The Wisconsin-based Freedom From Religion Foundation has put up numerous billboards, including in Seattle and Olympia. And last December, the foundation stirred a furor after it put up in the Capitol building in Olympia next to a Nativity scene a sign that read, in part, "religion is but myth and superstition that hardens hearts and enslaves minds."

Certainly, the number of people who say they're atheists and agnostics is still tiny: about 3.6 million — or 1.6 percent — of American adults, according to a large, respected national survey released earlier this month.

But that's a substantial growth from 0.7 percent in 1990, said Ariela Keysar, an associate research professor at Trinity College in Hartford, Conn., and one of the key researchers for the American Religious Identification Survey 2008.

Even more telling, she says, is that based on stated beliefs — people saying there's no God or that they're unsure — that figure goes up to 12 percent.

Finding fellowship

in atheism

Case, the Seattle Atheists president, became a "hard-core Christian" after college when most of his best friends began attending a Pentecostal church.

Shortly after, he began questioning the claims church leaders made: that they were visited by prophets and that they had cured a man with AIDS.

His friends held interventions "because they were so afraid of me going to hell." He, too, held that fear, and for five years he considered himself agnostic before "I finally accepted the fact that there was no evidence for the existence of God."

Case, 40, a project manager for a security firm, sought Seattle Atheists because he wanted to be part of a supportive group that did positive things for the community.

When he attended his first meetings some five years ago, only about eight people would show up. Now, every other month, 40 to 80 people gather to discuss topics such as how to raise children in a secular, moral way. The group has 160 members altogether.

Jim Corbett, a 57-year-old member who works in legal research, grew up Catholic. He felt disloyal, he said, when in college he started considering the idea that there was no God.

Now, he identifies himself as an atheist, but more important, he says, as a humanist — someone who believes people are capable of ethical conduct and of reaching their highest potential without relying on religious beliefs.

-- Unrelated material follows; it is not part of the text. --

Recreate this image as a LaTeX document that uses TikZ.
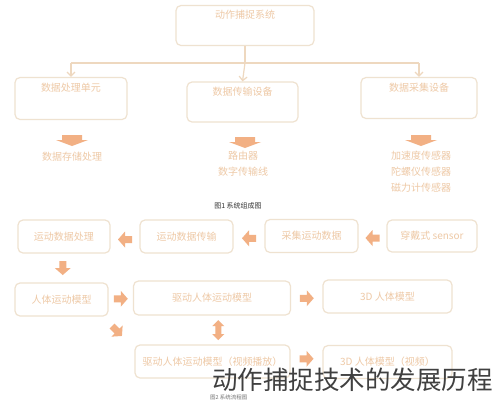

"My philosophy of life is: If I can make the world a better place for you, then it automatically becomes a better place for me," he said.

He approves of the outreach Seattle Atheists have done in recent years — volunteering at public radio stations' pledge drives, handing out water at charity races — saying it helps break the stigma attached to atheism.

Pastor Richard Dahlstrom of Bethany Community Church in the Green Lake neighborhood said he's "not afraid of people touting atheism. ... I think anything that opens up the conversation about the existence or nonexistence of God is OK."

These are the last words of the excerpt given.